Au son des muezzins envoûtants de Bagdad, quelques hommes, proies et non conquérants d’une guerre absurde, ont pour mission de désamorcer des engins explosifs en plein cœur d’un chaos plus implacable encore que leur tâche quasi suicidaire. Kathryn Bigelow excelle à rendre concret et âpre leur travail périlleux en s’immergeant, à corps perdu, dans le quotidien de ces mercenaires de la vie constamment sur le fil, comme des funambules cuirassés, des s’en fout la mort sans égard. Les scènes de déminages engendrent un sentiment brutal de peur et de malaise puisque le danger, permanent, demeure invisible et immédiat, foudroyant dans sa façon de tuer ou de déchiqueter. Mais ce ne sont pas les désenclenchements de bombes qui pétrifient, font suffoquer le plus, c’est l’environnement autour, dans sa globalité, qui dicte et soumet ce climat d’effroi incessant, Bigelow n’oubliant pas d’en faire un protagoniste à part entière, une entité opaque et menaçante où la mort, imprévisible, éventuelle, se tapit derrière chaque façade, chaque gravats, sac, rue, toit, voiture ou civil.

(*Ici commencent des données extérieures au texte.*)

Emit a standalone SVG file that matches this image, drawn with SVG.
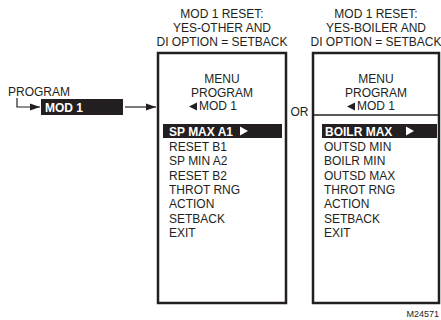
<svg xmlns="http://www.w3.org/2000/svg" width="441" height="320" viewBox="0 0 441 320">
<defs>
<style>
text{font-family:"Liberation Sans",Arial,sans-serif;font-size:12px;fill:#231f20}
.c{text-anchor:middle}
.b{font-weight:bold}
.w{fill:#fff}
.box{fill:#fff;stroke:#231f20;stroke-width:2.5}
.ln{stroke:#231f20;stroke-width:1.2;fill:none}
</style>
<marker id="ah" viewBox="0 0 10 10" refX="10" refY="5" markerWidth="10" markerHeight="10" markerUnits="userSpaceOnUse" orient="auto">
<path d="M0,1.5 L10,5 L0,8.5 Z" fill="#231f20"/>
</marker>
</defs>
<rect width="441" height="320" fill="#fff"/>

<g id="program-label">
<text x="8" y="96">PROGRAM</text>
</g>

<g id="mod1-key">
<rect x="41" y="99" width="82" height="16" fill="#231f20"/>
<text x="45" y="112" class="b w">MOD 1</text>
</g>

<g id="connectors">
<path class="ln" d="M17,98 V107 H40" marker-end="url(#ah)"/>
<path class="ln" d="M125,107 H156" marker-end="url(#ah)"/>
</g>

<g id="header-left">
<text x="222" y="18" class="c">MOD 1 RESET:</text>
<text x="222" y="32" class="c">YES-OTHER AND</text>
<text x="222" y="46" class="c">DI OPTION = SETBACK</text>
</g>

<g id="header-right">
<text x="376" y="18" class="c">MOD 1 RESET:</text>
<text x="376" y="32" class="c">YES-BOILER AND</text>
<text x="376" y="46" class="c">DI OPTION = SETBACK</text>
</g>

<g id="display-left">
<rect class="box" x="158" y="53" width="128" height="250"/>
<text x="222" y="83" class="c">MENU</text>
<text x="222" y="97" class="c">PROGRAM</text>
<path d="M189,106.5 L197,102.5 L197,110.5 Z" fill="#231f20"/>
<text x="199" y="110">MOD 1</text>
<rect x="163" y="124" width="119" height="14" fill="#231f20"/>
<text x="169" y="136" class="b w">SP MAX A1</text>
<path d="M240,126.5 L248,131 L240,135.5 Z" fill="#fff"/>
<text x="169" y="151">RESET B1</text>
<text x="169" y="165">SP MIN A2</text>
<text x="169" y="180">RESET B2</text>
<text x="169" y="194">THROT RNG</text>
<text x="169" y="208">ACTION</text>
<text x="169" y="223">SETBACK</text>
<text x="169" y="237">EXIT</text>
</g>

<g id="or-label">
<text x="299.5" y="116" class="c">OR</text>
</g>

<g id="display-right">
<rect class="box" x="313" y="53" width="126" height="250"/>
<text x="376" y="83" class="c">MENU</text>
<text x="376" y="97" class="c">PROGRAM</text>
<path d="M347,106.5 L355,102.5 L355,110.5 Z" fill="#231f20"/>
<text x="357" y="110">MOD 1</text>
<line x1="313" y1="115" x2="439" y2="115" stroke="#231f20" stroke-width="1.5"/>
<rect x="322" y="124" width="115" height="14" fill="#231f20"/>
<text x="325" y="136" class="b w">BOILR MAX</text>
<path d="M406,126.5 L414,131 L406,135.5 Z" fill="#fff"/>
<text x="324" y="151">OUTSD MIN</text>
<text x="324" y="165">BOILR MIN</text>
<text x="324" y="180">OUTSD MAX</text>
<text x="324" y="194">THROT RNG</text>
<text x="324" y="208">ACTION</text>
<text x="324" y="223">SETBACK</text>
<text x="324" y="237">EXIT</text>
</g>

<g id="figure-id">
<text x="439" y="317" text-anchor="end" style="font-size:9px">M24571</text>
</g>
</svg>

Mais dès l'instant où le film ne se concentre plus sur l’action, sur ses enjeux physiques et émotionnels, dès qu’il s’essaie aux (ennuyeux) chemins de traverse, dès qu’il tente d’établir, de cerner maladroitement une psychologie des personnages, il s’engouffre en un clin d’œil dans les clichés et les poncifs, les hurt lockers devenant alors des stéréotypes sans plus aucune aura, des troufions lambda aux usages caricaturaux et paroles creuses. Leur vécu sur le terrain, leur absorption à l’abîme, suffisent à imposer avec force et rémanence leurs peurs, leur caractère, leur désarroi aussi face à l’horreur et leur technicité carburant autant à l’instinct qu’à la rigueur. De plus, l’alternance avec les scènes de la vie de tous les jours, dans le camp militaire, instaure rapidement une routine scénaristique, un manque d’originalité dans la construction, dans le maintien du suspens et des implications du récit. Et la dernière scène, trop démonstrative, expose avec faiblesse ce que l’on avait déjà compris ou pressenti par avance.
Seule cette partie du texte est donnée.